3. Tony Never Answered For What He Did To Ralph And Christopher
Even though Tony directly killed people in The Sopranos, his descent into full-blown sociopathy became more apparent once he showed a willingness to kill his own members if needed. At times, it was necessary to kill some of his associates, like Tony B to prevent war with New York or Pussy when he found out he was a rat. However, he killed Ralph, his biggest earner, based on a hunch. Then he killed Christopher for reasons not entirely clear. It’s scary that Tony could kill his own mob family – which is a major mafia no-no – and not have to worry about the consequences.
2. Tony Drove Christopher Moltisanti To His Grave
Tony was the closest thing Christopher ever had to a father in the show. Though Tony clearly cared for Christopher, his fast rise led to others not respecting him. Worse, Christopher turned to drugs with no actual nurturing parent to cope with the horrible deeds he would commit. Tony would scold and/or abuse him when he messed up but never bothered to help. Even after Christopher sobered up, Tony mocked him for his efforts to maintain his sobriety, adding more strain to his life. Christopher then turned back to drugs, leading to the car crash ending in Tony finishing him off. While Christopher may have been a time bomb, Tony lit the fuse.
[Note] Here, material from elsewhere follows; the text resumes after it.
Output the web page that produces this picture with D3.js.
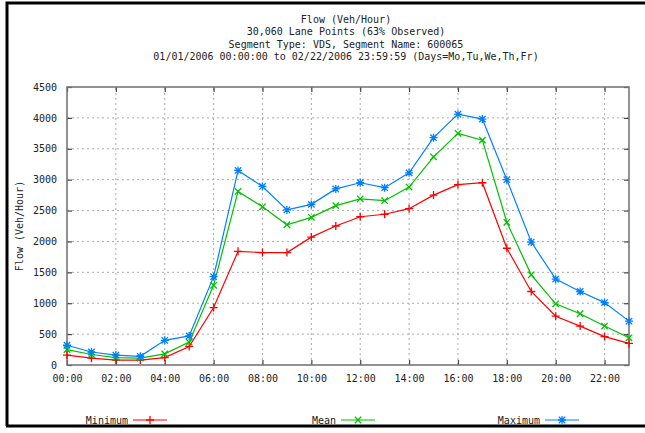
<!DOCTYPE html>
<html>
<head>
<meta charset="utf-8">
<script src="https://cdn.jsdelivr.net/npm/d3@7"></script>
<style>
    body { margin: 0; background: #fff; }
    text { font-family: "DejaVu Sans Mono", monospace; font-size: 10px; fill: #222; }
</style>
</head>
<body>
<div class="js-chart"></div>
<script>
'use strict';

//chart data
var hours = d3.range(0, 24);
var xTickHours = [0, 2, 4, 6, 8, 10, 12, 14, 16, 18, 20, 22];
var xTickLabels = ['00:00', '02:00', '04:00', '06:00', '08:00', '10:00',
    '12:00', '14:00', '16:00', '18:00', '20:00', '22:00'];
var yTicks = [0, 500, 1000, 1500, 2000, 2500, 3000, 3500, 4000, 4500];

var minimum = [160, 110, 80, 80, 120, 300, 930, 1840, 1820, 1820, 2070, 2250,
    2400, 2440, 2530, 2750, 2920, 2950, 1890, 1190, 790, 630, 460, 350];
var mean = [250, 170, 120, 110, 180, 370, 1290, 2810, 2560, 2270, 2390, 2580,
    2690, 2660, 2880, 3370, 3750, 3640, 2310, 1460, 990, 830, 630, 440];
var maximum = [320, 210, 160, 140, 400, 470, 1430, 3150, 2890, 2510, 2600, 2850,
    2950, 2870, 3110, 3680, 4060, 3980, 3000, 1990, 1390, 1190, 1010, 710];

var titleLines = [
    'Flow (Veh/Hour)',
    '30,060 Lane Points (63% Observed)',
    'Segment Type: VDS, Segment Name: 600065',
    '01/01/2006 00:00:00 to 02/22/2006 23:59:59 (Days=Mo,Tu,We,Th,Fr)'
];

var series = [
    { name: 'Minimum', values: minimum, color: '#ff0000', marker: 'plus', legendX: 128 },
    { name: 'Mean', values: mean, color: '#00c000', marker: 'cross', legendX: 336 },
    { name: 'Maximum', values: maximum, color: '#0080ff', marker: 'star', legendX: 540 }
];

var W = 645, H = 433;
var margin = { left: 67, top: 87, right: 16, bottom: 68 };

var svg = d3.select('.js-chart').append('svg')
    .attr('width', W)
    .attr('height', H);

//outer frame (left, top, bottom only - picture is cropped on the right)
svg.append('path')
    .attr('d', 'M 7 426 V 3 H ' + W)
    .style('fill', 'none')
    .style('stroke', '#000')
    .style('stroke-width', 3);
svg.append('line')
    .attr('x1', 6).attr('x2', W)
    .attr('y1', 426).attr('y2', 426)
    .style('stroke', '#000')
    .style('stroke-width', 3);

var x = d3.scaleLinear().domain([0, 23]).range([margin.left, W - margin.right]);
var y = d3.scaleLinear().domain([0, 4500]).range([H - margin.bottom, margin.top]);

//title
svg.append('g').selectAll('text')
    .data(titleLines)
    .enter()
    .append('text')
    .attr('x', 346)
    .attr('y', function (d, i) { return 23 + i * 12.4; })
    .attr('text-anchor', 'middle')
    .style('fill', '#222')
    .text(function (d) { return d; });

//grid lines (dotted)
var grid = svg.append('g');
grid.selectAll('.gx').data(xTickHours.slice(1)).enter().append('line')
    .attr('x1', function (d) { return x(d); })
    .attr('x2', function (d) { return x(d); })
    .attr('y1', y(0)).attr('y2', y(4500))
    .style('stroke', '#aaa')
    .style('stroke-dasharray', '2,3');
grid.selectAll('.gy').data(yTicks.slice(1, -1)).enter().append('line')
    .attr('x1', x(0)).attr('x2', x(23))
    .attr('y1', function (d) { return y(d); })
    .attr('y2', function (d) { return y(d); })
    .style('stroke', '#aaa')
    .style('stroke-dasharray', '2,3');

//axes with inward ticks
var axisBottom = d3.axisBottom(x)
    .tickValues(xTickHours)
    .tickSize(-5)
    .tickPadding(10)
    .tickFormat(function (d, i) { return xTickLabels[i]; });
var axisTop = d3.axisTop(x).tickValues(xTickHours).tickSize(-5).tickFormat('');
var axisLeft = d3.axisLeft(y).tickValues(yTicks).tickSize(-5).tickPadding(10)
    .tickFormat(d3.format('d'));
var axisRight = d3.axisRight(y).tickValues(yTicks).tickSize(-5).tickFormat('');

function styleAxis(g) {
    g.select('.domain').remove();
    g.selectAll('.tick line').style('stroke', '#444').style('stroke-width', 1.2);
    g.selectAll('.tick text')
        .style('font-family', '"DejaVu Sans Mono", monospace')
        .style('font-size', '10px')
        .style('fill', '#222');
}

svg.append('g').attr('transform', 'translate(0,' + y(0) + ')').call(axisBottom).call(styleAxis);
svg.append('g').attr('transform', 'translate(0,' + y(4500) + ')').call(axisTop).call(styleAxis);
svg.append('g').attr('transform', 'translate(' + x(0) + ',0)').call(axisLeft).call(styleAxis);
svg.append('g').attr('transform', 'translate(' + x(23) + ',0)').call(axisRight).call(styleAxis);

//plot border
svg.append('rect')
    .attr('x', x(0))
    .attr('y', y(4500))
    .attr('width', x(23) - x(0))
    .attr('height', y(0) - y(4500))
    .style('fill', 'none')
    .style('stroke', '#777')
    .style('stroke-width', 1.6);

//y axis title
svg.append('text')
    .attr('transform', 'translate(23,226) rotate(-90)')
    .attr('text-anchor', 'middle')
    .style('fill', '#222')
    .text('Flow (Veh/Hour)');

//marker shapes as path strings
function markerPath(type, cx, cy) {
    var s = 4;
    var plus = 'M ' + (cx - s) + ' ' + cy + ' H ' + (cx + s) +
        ' M ' + cx + ' ' + (cy - s) + ' V ' + (cy + s);
    var k = 3.2;
    var cross = 'M ' + (cx - k) + ' ' + (cy - k) + ' L ' + (cx + k) + ' ' + (cy + k) +
        ' M ' + (cx - k) + ' ' + (cy + k) + ' L ' + (cx + k) + ' ' + (cy - k);
    if (type === 'plus') { return plus; }
    if (type === 'cross') { return cross; }
    return plus + ' ' + cross;
}

var line = d3.line()
    .x(function (d, i) { return x(hours[i]); })
    .y(function (d) { return y(d); });

series.forEach(function (s) {
    var g = svg.append('g');
    g.append('path')
        .datum(s.values)
        .attr('d', line)
        .style('fill', 'none')
        .style('stroke', s.color)
        .style('stroke-width', 1.2);
    g.selectAll('.mk').data(s.values).enter().append('path')
        .attr('d', function (d, i) { return markerPath(s.marker, x(hours[i]), y(d)); })
        .style('fill', 'none')
        .style('stroke', s.color)
        .style('stroke-width', 1.3);

    //legend entry
    var ly = 420;
    svg.append('text')
        .attr('x', s.legendX)
        .attr('y', ly + 3.5)
        .attr('text-anchor', 'end')
        .style('fill', '#222')
        .text(s.name);
    svg.append('line')
        .attr('x1', s.legendX + 5).attr('x2', s.legendX + 39)
        .attr('y1', ly).attr('y2', ly)
        .style('stroke', s.color)
        .style('stroke-width', 1.2);
    svg.append('path')
        .attr('d', markerPath(s.marker, s.legendX + 22, ly))
        .style('fill', 'none')
        .style('stroke', s.color)
        .style('stroke-width', 1.3);
});
</script>
</body>
</html>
1. Tony Was Always Extremely Problematic In His Sessions With Dr. Melfi
From season 1 onwards, because of Tony’s secret obsession with Dr. Melfi, he was more than happy to violate the boundaries of the doctor-patient relationship during his visits. Whether that was because he wanted to sleep with her or because he wanted to attack her, Tony had no shame in his desires with Dr. Melfi, no matter how often she told him no and how uncomfortable he made her when he acted out. Tony’s trouble controlling his urges around her, whether it’s out of love or hate, makes for some of the show’s most unpleasant scenes. That’s impressive, given that The Sopranos is a show about murder, violence, and betrayal, among other things.